Der Vormarsch der kleineren Filmfestivals


Go_shortEiner groben Schätzung zufolge finden jährlich rund 1000 bis 2000 Filmfestivals weltweit statt, die diesen Namen verdienen. Dieses seit den 1930er Jahren existierende Veranstaltungsformat gehört längst zur etablierten kulturellen Praxis. Der ursprüngliche Gedanke, weshalb Filmfestivals überhaupt sinnvoll und wünschenswert sind, war immer, dass vorab gezeigt wird, was noch niemand gesehen hat und was noch in keinem Kino läuft. Doch ist dieser Exklusivität in Zeiten von Online-Streaming und illegalen Downloads überhaupt noch beizukommen? Das Beispiel der kürzlich verliehenen Oscars verdeutlicht die Ausmaße: Bereits drei Wochen vor der Verleihung waren von 36 nominierten Filmen 34 im Netz zu finden. Bröckelt da nicht die Daseinsberechtigung der großen Festivals in Berlin, Cannes und Venedig, wenn eigentlich nichts Neues mehr auf die Leinwand gebracht werden kann?

Kleinere Festivals können noch mit unbekannten Filmen aufwarten

In gewisser Weise rückt dies aber kleinere Festivals in ein besseres Licht, da deren Produktionen häufig selbst nach der Preisverleihung nicht oder nur schwer online zu finden sind. Dazu gehören vor allem nationale Filmfestivals, wie etwa in Berlin die französische Filmwoche (Dezember), das Arab Filmfestival (8. bis 15.4.2015) oder das Jüdische Filmfestival Berlin und Potsdam (31.5. bis 10.6.2015).

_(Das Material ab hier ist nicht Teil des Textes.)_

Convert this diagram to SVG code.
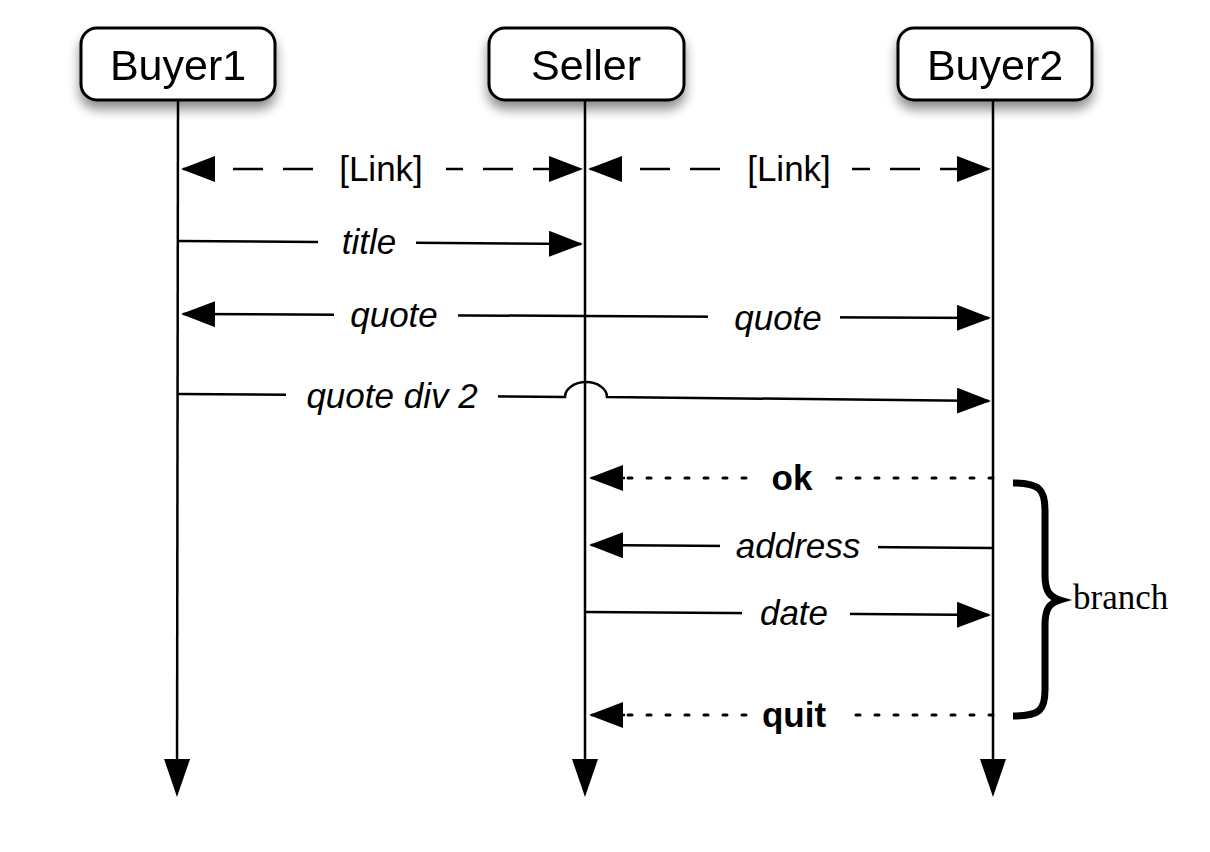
<svg xmlns="http://www.w3.org/2000/svg" width="1210" height="852" viewBox="0 0 1210 852">
<defs>
<filter id="sh" x="-30%" y="-30%" width="160%" height="180%">
<feGaussianBlur in="SourceAlpha" stdDeviation="6"/>
<feOffset dx="0" dy="8" result="b"/>
<feComponentTransfer><feFuncA type="linear" slope="0.45"/></feComponentTransfer>
<feMerge><feMergeNode/><feMergeNode in="SourceGraphic"/></feMerge>
</filter>
<marker id="ah" markerWidth="36" markerHeight="26" refX="32" refY="13" orient="auto-start-reverse" markerUnits="userSpaceOnUse">
<path d="M0,0 L34,13 L0,26 Z" fill="#000"/>
</marker>
<marker id="ahd" markerWidth="40" markerHeight="28" refX="31" refY="13" orient="auto" markerUnits="userSpaceOnUse">
<path d="M0,0 L38,13 L0,26 Z" fill="#000"/>
</marker>
</defs>
<style>
.box{fill:#fff;stroke:#000;stroke-width:3}
.life{stroke:#000;stroke-width:2.5;fill:none}
.msg{stroke:#000;stroke-width:2.5;fill:none}
.dash{stroke-dasharray:30 20}
.dot{stroke-dasharray:4 15;stroke-linecap:round;stroke-width:3}
.nt{font-family:"Liberation Sans",Arial,sans-serif;font-size:43px;text-anchor:middle}
.lb{font-family:"Liberation Sans",Arial,sans-serif;font-size:35px;text-anchor:middle;font-style:italic}
.lk{font-family:"Liberation Sans",Arial,sans-serif;font-size:35px;text-anchor:middle}
.bd{font-family:"Liberation Sans",Arial,sans-serif;font-size:35px;text-anchor:middle;font-weight:bold}
.bg{fill:#fff}
</style>
<rect width="1210" height="852" fill="#fff"/>
<g id="lifelines">
<line class="life" x1="178" y1="100" x2="177" y2="790" marker-end="url(#ahd)"/>
<line class="life" x1="585" y1="100" x2="585" y2="790" marker-end="url(#ahd)"/>
<line class="life" x1="993" y1="100" x2="993" y2="790" marker-end="url(#ahd)"/>
</g>
<g id="node-buyer1" filter="url(#sh)">
<rect class="box" x="81" y="28" width="194" height="72" rx="16"/>
<text class="nt" x="178" y="80">Buyer1</text>
</g>
<g id="node-seller" filter="url(#sh)">
<rect class="box" x="489" y="28" width="195" height="72" rx="16"/>
<text class="nt" x="586" y="80">Seller</text>
</g>
<g id="node-buyer2" filter="url(#sh)">
<rect class="box" x="898" y="28" width="194" height="72" rx="16"/>
<text class="nt" x="995" y="80">Buyer2</text>
</g>
<g id="connectors">
<line class="msg dash" x1="183" y1="169" x2="581" y2="169" marker-start="url(#ah)" marker-end="url(#ah)"/>
<line class="msg dash" x1="590" y1="169" x2="989" y2="169" marker-start="url(#ah)" marker-end="url(#ah)"/>
<line class="msg" x1="178" y1="241" x2="581" y2="244" marker-end="url(#ah)"/>
<line class="msg" x1="585" y1="316" x2="183" y2="314" marker-end="url(#ah)"/>
<line class="msg" x1="585" y1="316" x2="989" y2="318" marker-end="url(#ah)"/>
<path class="msg" d="M178,394 L565,397 A21,15 0 0 1 607,397 L989,401" marker-end="url(#ah)"/>
<line class="msg dot" x1="993" y1="478" x2="625" y2="478"/>
<line class="msg" x1="625" y1="478" x2="591" y2="478" marker-end="url(#ah)"/>
<line class="msg" x1="993" y1="548" x2="591" y2="545" marker-end="url(#ah)"/>
<line class="msg" x1="585" y1="612" x2="989" y2="615" marker-end="url(#ah)"/>
<line class="msg dot" x1="993" y1="715" x2="625" y2="715"/>
<line class="msg" x1="625" y1="715" x2="591" y2="715" marker-end="url(#ah)"/>
</g>
<g id="labels">
<rect class="bg" x="324" y="150" width="122" height="38"/>
<text class="lk" x="381" y="181">[Link]</text>
<rect class="bg" x="732" y="150" width="120" height="38"/>
<text class="lk" x="789" y="181">[Link]</text>
<rect class="bg" x="318" y="224" width="98" height="38"/>
<text class="lb" x="369" y="254">title</text>
<rect class="bg" x="334" y="296" width="124" height="38"/>
<text class="lb" x="394" y="327">quote</text>
<rect class="bg" x="708" y="299" width="132" height="38"/>
<text class="lb" x="778" y="330">quote</text>
<rect class="bg" x="286" y="377" width="212" height="38"/>
<text class="lb" x="392" y="408">quote div 2</text>
<rect class="bg" x="748" y="459" width="84" height="38"/>
<text class="bd" x="792" y="490">ok</text>
<rect class="bg" x="720" y="527" width="158" height="38"/>
<text class="lb" x="798" y="558">address</text>
<rect class="bg" x="742" y="594" width="108" height="38"/>
<text class="lb" x="794" y="625">date</text>
<rect class="bg" x="748" y="696" width="100" height="38"/>
<text class="bd" x="794" y="727">quit</text>
</g>
<g id="branch">
<path d="M1013,483 C1040,483 1045,490 1045,510 L1045,575 C1045,592 1050,597 1060,600 C1050,603 1045,608 1045,625 L1045,690 C1045,710 1040,716 1013,716" fill="none" stroke="#000" stroke-width="7"/>
<text x="1073" y="609" font-family="'Liberation Serif','Times New Roman',serif" font-size="35">branch</text>
</g>
</svg>
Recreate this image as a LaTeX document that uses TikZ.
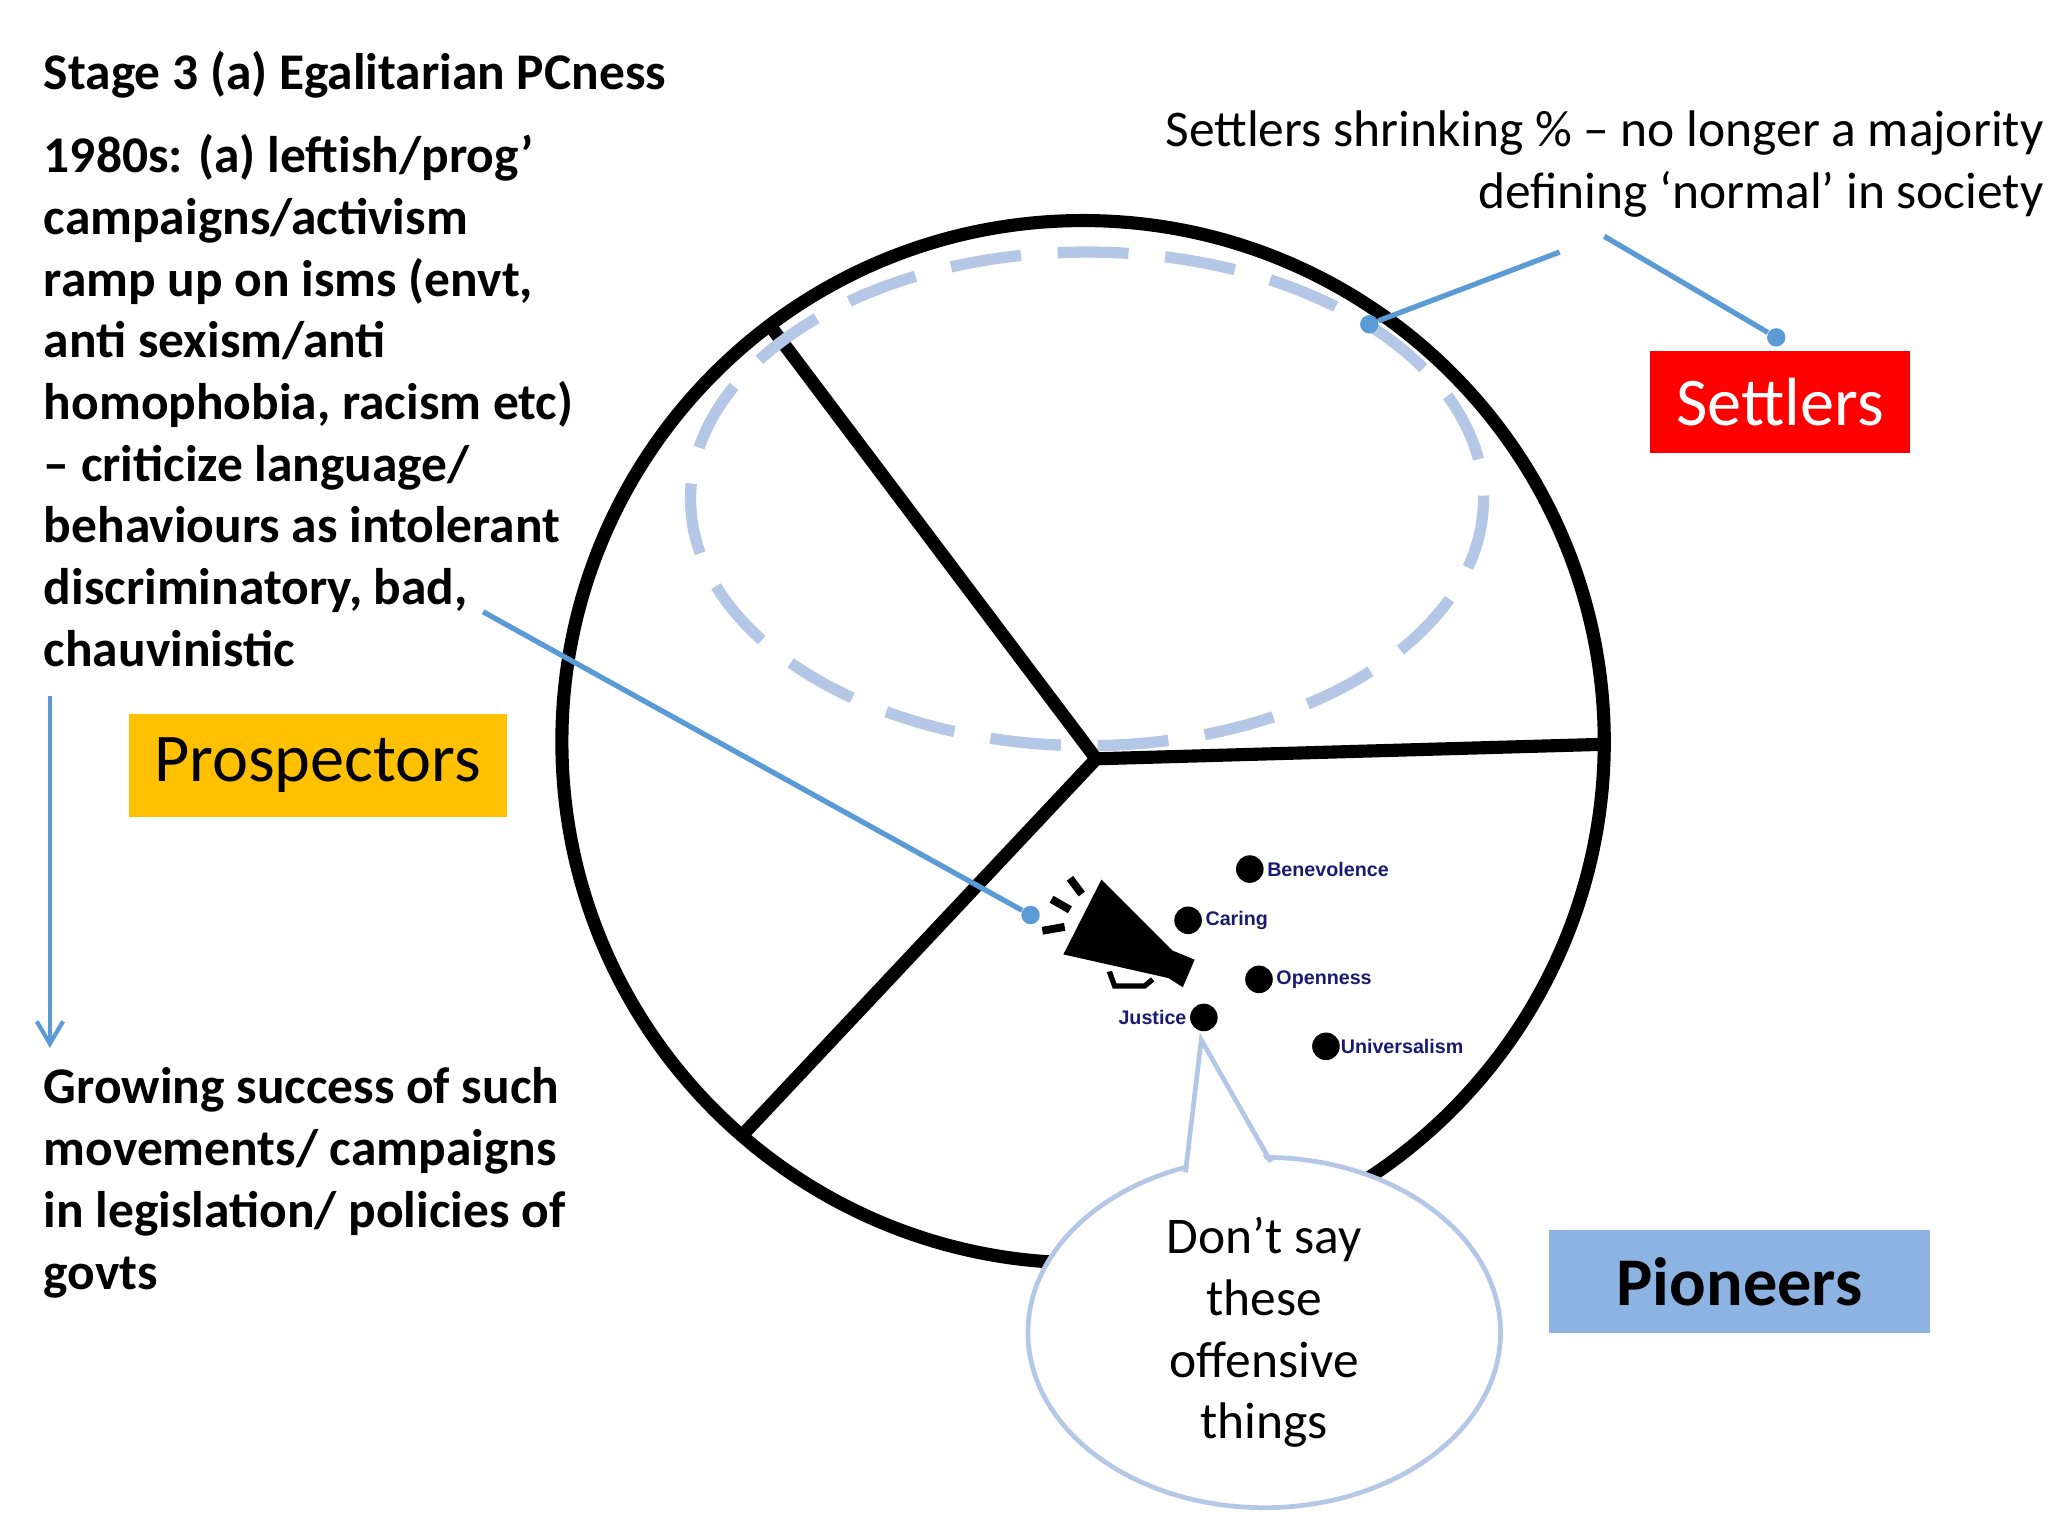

Europäische Independent Filmfestivals

Diese Indie-Filmfestivals sind mittlerweile keine Seltenheit mehr, da sie der ursprünglichen raison d’être noch am nächsten kommen. Neben den großen Preisverleihungen wie dem Sundance Festival und Cannes gibt es eine Vielzahl an kleineren Formaten, die dem Gezeigten oft angemessener sind und sich daher zunehmender Beliebtheit erfreuen. Quer über Europa verstreut gibt es auch 2015 wieder äußerst vielversprechende Festivals, wie etwa das spanische Festival Internacional de Cine de Gijón, das Aarhus Independent Pixels in Dänemark, das Docville im belgischen Leuven oder das italienische RIFF in Rom, die jeweils zwischen 100 und 200 Filme zeigen. Noch spezialisierter sind etwa das französische Festival International du Film Policier in Beaune, das nur Thriller auszeichnet, oder das britische London LGBT Film Festival BFI Flare, das dieses Jahr bereits zum 29. Mal die wichtigsten schwul-lesbischen Filme prämiert.